As this website has noted on numerous occasions, plucky little Switzerland can expect no mercy from the EU. The EU giveth nothing, it only taketh away. Switzerland is a little blip of a country (pop. 9 million) totally surrounded by the EU (pop. 450 million).
The latest punishment beating from Brussels comes in the 'Electricity Agreement Switzerland – EU', the details of which are only now becoming widely known. This Agreement is important to sustain the green fever-dream of the Swiss by providing regulated access to the electricity production in the EU over the various connectors when the Swiss home production fails to meet demand – as it frequently will.
Only last year, in a Swiss referendum on the proposed 'Federal Electricity Supply Act', 69 percent of voters in an act of brainless self-harm agreed to an insanely green package of measures. Amongst these was a bung for house owners: stick some solar panels on your house and the energy companies will pay you a fixed price for your electricity that goes into the grid of 0.06 CHF per kWh, irrespective of the current market price.
It only takes a moment's thought to see this measure as lunacy. In the year since that referendum the houses in my village have been plastered with solar panels. Even houses which already have solar panels have been given more. Gone are the terracotta roof tiles or stone slates of old, plastic rectangles are the new look; even rustic balconies and walls have been encased.

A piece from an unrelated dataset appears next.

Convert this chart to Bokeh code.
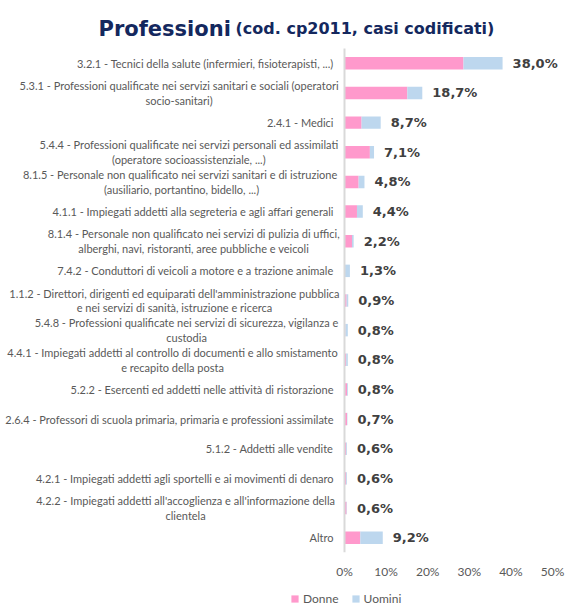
from bokeh.plotting import figure
from bokeh.layouts import column
from bokeh.models import (ColumnDataSource, Range1d, FixedTicker, Label, Legend,
                          LegendItem)
from bokeh.core.properties import value
from bokeh.embed import file_html
from bokeh.resources import INLINE

# --- data -----------------------------------------------------------------
codes = ["3.2.1", "5.3.1", "2.4.1", "5.4.4", "8.1.5", "4.1.1", "8.1.4", "7.4.2",
         "1.1.2", "5.4.8", "4.4.1", "5.2.2", "2.6.4", "5.1.2", "4.2.1", "4.2.2",
         "Altro"]

descriptions = [
    "3.2.1 - Tecnici della salute (infermieri, fisioterapisti, ...)",
    "5.3.1 - Professioni qualificate nei servizi sanitari e sociali (operatori\nsocio-sanitari)",
    "2.4.1 - Medici",
    "5.4.4 - Professioni qualificate nei servizi personali ed assimilati\n(operatore socioassistenziale, ...)",
    "8.1.5 - Personale non qualificato nei servizi  sanitari e di istruzione\n(ausiliario, portantino, bidello, ...)",
    "4.1.1 - Impiegati addetti alla segreteria e agli affari generali",
    "8.1.4 - Personale non qualificato nei servizi di pulizia di uffici,\nalberghi, navi, ristoranti, aree pubbliche e veicoli",
    "7.4.2 - Conduttori di veicoli a motore e a trazione animale",
    "1.1.2 - Direttori, dirigenti ed equiparati dell'amministrazione pubblica\ne nei servizi di sanità, istruzione e ricerca",
    "5.4.8 - Professioni qualificate nei servizi di sicurezza, vigilanza e\ncustodia",
    "4.4.1 - Impiegati addetti al controllo di documenti e allo smistamento\ne recapito della posta",
    "5.2.2 - Esercenti ed addetti nelle attività di ristorazione",
    "2.6.4 - Professori di scuola primaria, primaria e professioni assimilate",
    "5.1.2 - Addetti alle vendite",
    "4.2.1 - Impiegati addetti agli sportelli e ai movimenti di denaro",
    "4.2.2 - Impiegati addetti all'accoglienza e all'informazione della\nclientela",
    "Altro",
]

donne = [28.6, 15.1, 4.1, 6.1, 3.4, 3.0, 1.8, 0.1, 0.5, 0.2, 0.4, 0.6, 0.6, 0.4, 0.4, 0.5, 3.8]
uomini = [9.4, 3.6, 4.6, 1.0, 1.4, 1.4, 0.4, 1.2, 0.4, 0.6, 0.4, 0.2, 0.1, 0.2, 0.2, 0.1, 5.4]

series_names = ["Donne", "Uomini"]
tick_values = [0, 10, 20, 30, 40, 50]
tick_labels = ["0%", "10%", "20%", "30%", "40%", "50%"]

# --- styling --------------------------------------------------------------
PINK = "#FF99CC"
BLUE = "#BDD7EE"
NAVY = "#14285E"
LABEL_GREY = "#595959"
VALUE_GREY = "#404040"
CAT_FONT = "Lato"
CAT_SIZE = 11.0

W = 571
MAIN_H, LEGEND_H = 582, 28
BOTTOM, RIGHT = 30, 11
PLOT_TOP = 48            # pixel where the first bar row begins
ZERO_PX = 344            # horizontal pixel of the 0% line
PX_PER_UNIT = 4.16       # pixels per percentage point

frame_w = W - RIGHT
frame_h = MAIN_H - BOTTOM
n = len(codes)
row_px = (frame_h - PLOT_TOP) / n

x_start = -ZERO_PX / PX_PER_UNIT
x_end = (frame_w - ZERO_PX) / PX_PER_UNIT
y_start = -0.5
y_end = y_start + frame_h / row_px


def approx_width(s, px):
    """Rough advance width of a string set in Lato."""
    total = 0.0
    for ch in s:
        if ch in "il.,:;'j!|":
            total += 0.23
        elif ch in "ftr()-[]":
            total += 0.34
        elif ch == " ":
            total += 0.20
        elif ch in "scz":
            total += 0.43
        elif ch == "m":
            total += 0.84
        elif ch == "w":
            total += 0.74
        elif ch.isdigit():
            total += 0.58
        elif ch.isupper():
            total += 0.62
        else:
            total += 0.53
    return total * px


rows = [n - 1 - i for i in range(n)]          # first category on top
totals = [d + u for d, u in zip(donne, uomini)]
value_text = [f"{t:.1f}".replace(".", ",") + "%" for t in totals]

src = ColumnDataSource(dict(row=rows, code=codes, Donne=donne, Uomini=uomini,
                            total=totals, vtext=value_text))

# category captions: single line right-aligned, wrapped ones centred as a block
single = dict(row=[], text=[])
multi = dict(row=[], text=[], xoff=[])
for r, d in zip(rows, descriptions):
    if "\n" in d:
        wmax = max(approx_width(line, CAT_SIZE) for line in d.split("\n"))
        multi["row"].append(r)
        multi["text"].append(d)
        multi["xoff"].append(-11 - wmax / 2)
    else:
        single["row"].append(r)
        single["text"].append(d)

p = figure(width=W, height=MAIN_H, output_backend="svg", toolbar_location=None,
           x_range=Range1d(x_start, x_end), y_range=Range1d(y_start, y_end),
           y_axis_location=None,
           min_border_left=0, min_border_right=RIGHT,
           min_border_top=0, min_border_bottom=BOTTOM)
p.outline_line_color = None
p.xgrid.visible = False
p.ygrid.visible = False

renderers = p.hbar_stack(series_names, y="row", height=0.42, color=[PINK, BLUE],
                         line_color=None, source=src)

# vertical baseline at 0% spanning the category rows
p.segment(x0=[0], y0=[y_start], x1=[0], y1=[n - 0.5],
          line_color="#D9D9D9", line_width=2)

# value labels
p.text(x="total", y="row", text="vtext", source=src, x_offset=10,
       text_baseline="middle", text_align="left",
       text_font=value("DejaVu Sans"), text_font_style="bold",
       text_font_size="13px", text_color=VALUE_GREY)

# category captions
p.text(x=0, y="row", text="text", source=ColumnDataSource(single), x_offset=-11,
       text_baseline="middle", text_align="right",
       text_font=value(CAT_FONT), text_font_size=f"{CAT_SIZE}px",
       text_color=LABEL_GREY)
p.text(x=0, y="row", text="text", source=ColumnDataSource(multi), x_offset="xoff",
       text_baseline="middle", text_align="center", text_line_height=1.12,
       text_font=value(CAT_FONT), text_font_size=f"{CAT_SIZE}px",
       text_color=LABEL_GREY)

# x axis
ax = p.xaxis[0]
ax.ticker = FixedTicker(ticks=tick_values)
ax.major_label_overrides = {v: t for v, t in zip(tick_values, tick_labels)}
ax.axis_line_color = None
ax.major_tick_line_color = None
ax.minor_tick_line_color = None
ax.major_tick_out = 0
ax.major_tick_in = 0
ax.major_label_standoff = 11
ax.major_label_text_font = CAT_FONT
ax.major_label_text_font_size = "12px"
ax.major_label_text_color = LABEL_GREY

# title in two sizes (inside the frame, above the rows)
title_y = frame_h - 28
p.add_layout(Label(x=98, y=title_y, x_units="screen", y_units="screen",
                   text="Professioni", text_font="DejaVu Sans", text_font_style="bold",
                   text_font_size="21px", text_color=NAVY, text_baseline="alphabetic"))
p.add_layout(Label(x=235, y=title_y, x_units="screen", y_units="screen",
                   text="(cod. cp2011, casi codificati)", text_font="DejaVu Sans",
                   text_font_style="bold", text_font_size="16px", text_color=NAVY,
                   text_baseline="alphabetic"))

# legend strip under the chart, keyed with the same bar styles
leg = figure(width=W, height=LEGEND_H, output_backend="svg", toolbar_location=None,
             x_axis_location=None, y_axis_location=None,
             x_range=Range1d(0, 1), y_range=Range1d(0, 1),
             min_border_left=0, min_border_right=0, min_border_top=0, min_border_bottom=0)
leg.outline_line_color = None
leg.xgrid.visible = False
leg.ygrid.visible = False
# zero-length keys placed outside the visible range; only their swatches are used
keys = [leg.hbar(y=[-5], left=[0], right=[0], height=0.5, color=c, line_color=None)
        for c in (PINK, BLUE)]
legend = Legend(items=[LegendItem(label=nm, renderers=[r]) for nm, r in zip(series_names, keys)],
                orientation="horizontal", location=(290, 4),
                glyph_width=9, glyph_height=9, label_standoff=4, spacing=12,
                padding=0, margin=0, border_line_color=None, background_fill_alpha=0,
                label_text_font=CAT_FONT, label_text_font_size="12px",
                label_text_color=LABEL_GREY, label_height=12)
leg.add_layout(legend, "center")

page = column(p, leg, spacing=0)
open("out.html", "w").write(file_html(page, INLINE))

The way it used to be: Heidi running home (1997), as portrayed by Tomi Ungerer (1931-2019). Find the solar panels.
On sunny summer days, around noon, when you don't need the electricity yourself, the state pays you good money for whatever you can produce (which it doesn't really need either). Added to the grants and subsidies for the installation, that is money for nothing and kilowatt-hours for free.
Without the fixed price guarantee, solar panels on private houses would be a loss-making project. In summer around noon the market price would be close to zero. Which is exactly what the EU demands as part of the Electricity Agreement, an end to fixed pricing. Which puts me, as a fan of free-markets, into the painful position of having to agree with the EU on something.
Now that the EU has got plucky little Switzerland down on the ground, along comes an extra kicking. It demands the removal of the designation 'inland' for electricity generated in Switerland. Simple people like me would think 'so what? What's in a name?'
But the use of the term 'inland' would have allowed the electricity distributors to offer an option for patriotic consumers to choose supply contracts which specified only electricity produced in Switzerland. There are a surprising number of well-heeled Swiss people who will choose the 'good' option, however much more expensive it is. Such market rigging in the pursuit of some 'noble lie' has been the norm in Switzerland, for so long, in fact, that Swiss politicians no longer blush when they do it.
Take away the 'inland' option and the distributors are free to go shopping for electricity wherever they want – to the benefit of consumers, particularly those who are not house owners participating in the scam. Switzerland's puny solar installations cannot compete with the panels soaking up the sun around the Mediterranean, the French nuclear power stations, the Germans burning Russian gas and Braunkohle (lignite).
In effect, the EU has exposed the lefty green market manipulation for what it is and will, quite rightly, have none of it. The only trouble for the Swiss government is that all this manipulation has been undertaken to fulfill the results of a referendum. The Swiss government is now constitutionally obliged to obey the wishes of the citizens as expressed in that vote. Something's got to give.



The Swiss Energiestadt as foreseen by Fritz Lang in Metropolis (1927). Heidi will be in there somewhere.